We are looking first at which schools have her major, rather than where they are. We’ll worry about that part once we have our list of possibilities. There are times when I’d love to send my daughter to Alaska, and Alaska Pacific University does look like it has an awesome Marine program, but ultimately I question the logistics.

There are some schools she has heard of which she is interested in, but which are not on the Tuition Exchange Program. In those cases, we’ve explained to her, she’s welcome to pursue those schools if there’s a snowball’s chance in hell she can do as well as free. Who knows, she might end up at Duke or Cornell…but we’d rather not have her come out of school a hundred thousand dollars in debt. Not when I know people with master’s degrees working at Starbucks.

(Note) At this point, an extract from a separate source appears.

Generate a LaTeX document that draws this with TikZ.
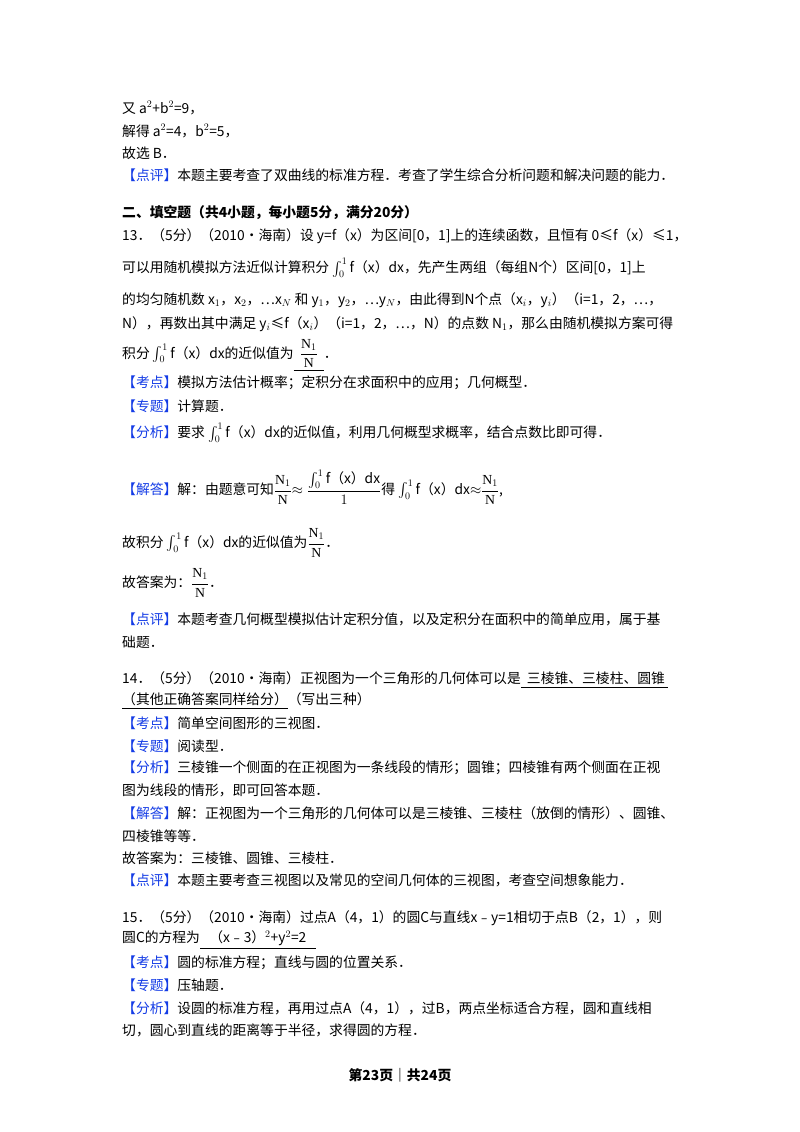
\documentclass[tikz,border=0pt]{standalone}
\usepackage{amsmath}
\usepackage{fontspec}
\setmainfont{Liberation Serif}
\newfontfamily\cjk{Noto Sans CJK SC}
\definecolor{kb}{RGB}{20,60,230}
\newcommand{\tg}[1]{{\color{kb}【#1】}}
\newcommand{\fr}{$\dfrac{\mathrm{N}_1}{\mathrm{N}}$}
\newcommand{\ig}{$\int_0^1$\,f（x）dx}
\begin{document}
\begin{tikzpicture}[x=1pt,y=-1pt,
  ln/.style={anchor=west,inner sep=0pt,font=\cjk\fontsize{13.8}{15}\selectfont}]
\useasboundingbox[fill=white] (0,0) rectangle (800,1132);
\node[ln] (a1) at (122,108) {又 a$^2$+b$^2$=9，};
\node[ln] (a2) at (122,131) {解得 a$^2$=4，b$^2$=5，};
\node[ln] (a3) at (122,153) {故选 B．};
\node[ln] (a4) at (122,175) {\tg{点评}本题主要考查了双曲线的标准方程．考查了学生综合分析问题和解决问题的能力．};
\node[ln,font=\cjk\bfseries\fontsize{13.8}{15}\selectfont] (h2) at (122,213) {二、填空题（共4小题，每小题5分，满分20分）};
\node[ln] (b1) at (122,236) {13．（5分）（2010•海南）设 y=f（x）为区间[0，1]上的连续函数，且恒有 0≤f（x）≤1，};
\node[ln] (b2) at (122,268) {可以用随机模拟方法近似计算积分 \ig，先产生两组（每组N个）区间[0，1]上};
\node[ln] (b3) at (122,300) {的均匀随机数 x$_1$，x$_2$，…x$_N$ 和 y$_1$，y$_2$，…y$_N$，由此得到N个点（x$_i$，y$_i$）（i=1，2，…，};
\node[ln] (b4) at (122,324) {N），再数出其中满足 y$_i$≤f（x$_i$）（i=1，2，…，N）的点数 N$_1$，那么由随机模拟方案可得};
\node[ln] (b5) at (122,355) {积分 \ig 的近似值为\underline{\ \ \fr\ \ }．};
\node[ln] (b6) at (122,383) {\tg{考点}模拟方法估计概率；定积分在求面积中的应用；几何概型．};
\node[ln] (b7) at (122,406) {\tg{专题}计算题．};
\node[ln] (b8) at (122,433) {\tg{分析}要求 \ig 的近似值，利用几何概型求概率，结合点数比即可得．};
\node[ln] (b9) at (122,487) {\tg{解答}解：由题意可知\fr$\approx\dfrac{\int_0^1\text{f（x）dx}}{1}$得 \ig$\approx$\fr,};
\node[ln] (b10) at (122,543) {故积分 \ig 的近似值为\fr．};
\node[ln] (b11) at (122,583) {故答案为：\fr．};
\node[ln] (b12) at (122,619) {\tg{点评}本题考查几何概型模拟估计定积分值，以及定积分在面积中的简单应用，属于基};
\node[ln] (b13) at (122,642) {础题．};
\node[ln] (c1) at (122,680) {14．（5分）（2010•海南）正视图为一个三角形的几何体可以是\underline{\ \ 三棱锥、三棱柱、圆锥\ }};
\node[ln] (c2) at (122,701) {\underline{（其他正确答案同样给分）}（写出三种）};
\node[ln] (c3) at (122,723) {\tg{考点}简单空间图形的三视图．};
\node[ln] (c4) at (122,746) {\tg{专题}阅读型．};
\node[ln] (c5) at (122,768) {\tg{分析}三棱锥一个侧面的在正视图为一条线段的情形；圆锥；四棱锥有两个侧面在正视};
\node[ln] (c6) at (122,790) {图为线段的情形，即可回答本题．};
\node[ln] (c7) at (122,813) {\tg{解答}解：正视图为一个三角形的几何体可以是三棱锥、三棱柱（放倒的情形）、圆锥、};
\node[ln] (c8) at (122,836) {四棱锥等等．};
\node[ln] (c9) at (122,858) {故答案为：三棱锥、圆锥、三棱柱．};
\node[ln] (c10) at (122,880) {\tg{点评}本题主要考查三视图以及常见的空间几何体的三视图，考查空间想象能力．};
\node[ln] (d1) at (122,918) {15．（5分）（2010•海南）过点A（4，1）的圆C与直线x﹣y=1相切于点B（2，1），则};
\node[ln] (d2) at (122,940) {圆C的方程为\underline{\ \ \ （x﹣3）$^2$+y$^2$=2\ \ \ }};
\node[ln] (d3) at (122,963) {\tg{考点}圆的标准方程；直线与圆的位置关系．};
\node[ln] (d4) at (122,985) {\tg{专题}压轴题．};
\node[ln] (d5) at (122,1008) {\tg{分析}设圆的标准方程，再用过点A（4，1），过B，两点坐标适合方程，圆和直线相};
\node[ln] (d6) at (122,1030) {切，圆心到直线的距离等于半径，求得圆的方程．};
\node[inner sep=0pt,font=\cjk\bfseries\fontsize{13.8}{15}\selectfont] (pg) at (400,1075) {第23页｜共24页};
\end{tikzpicture}
\end{document}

This whole thing has arrived way too soon for me. I’d like to have a few more months to process that we really are looking at colleges, and that soon my daughter won’t live here anymore. I can’t even begin to imagine our daily family life without her. Our relationship is complicated, but I will be sad beyond measure to have her away from us.

Time marches on, though, and therefore I’m up to my armpits in collegiate websites, checklists, and mailers. What I hope does not get lost in all of this is our family’s collective ability to take advantage of the two years we still have with her here, because our family will never be the same once kids start leaving.

I cried at the end of Barack Obama’s book, “The Audacity of Hope,” because he describes a dream in which his oldest daughter walks across the yard from him and gets older with each step, until she is at the other end of the yard, all grown up. I can relate. It’s less sad when you can’t see it happening day by day. But, as my daughter’s 16th birthday reminded us a couple weeks ago, it is happening no matter how we wish time would slow down.

I only hope I’m as ready for her adulthood as she is.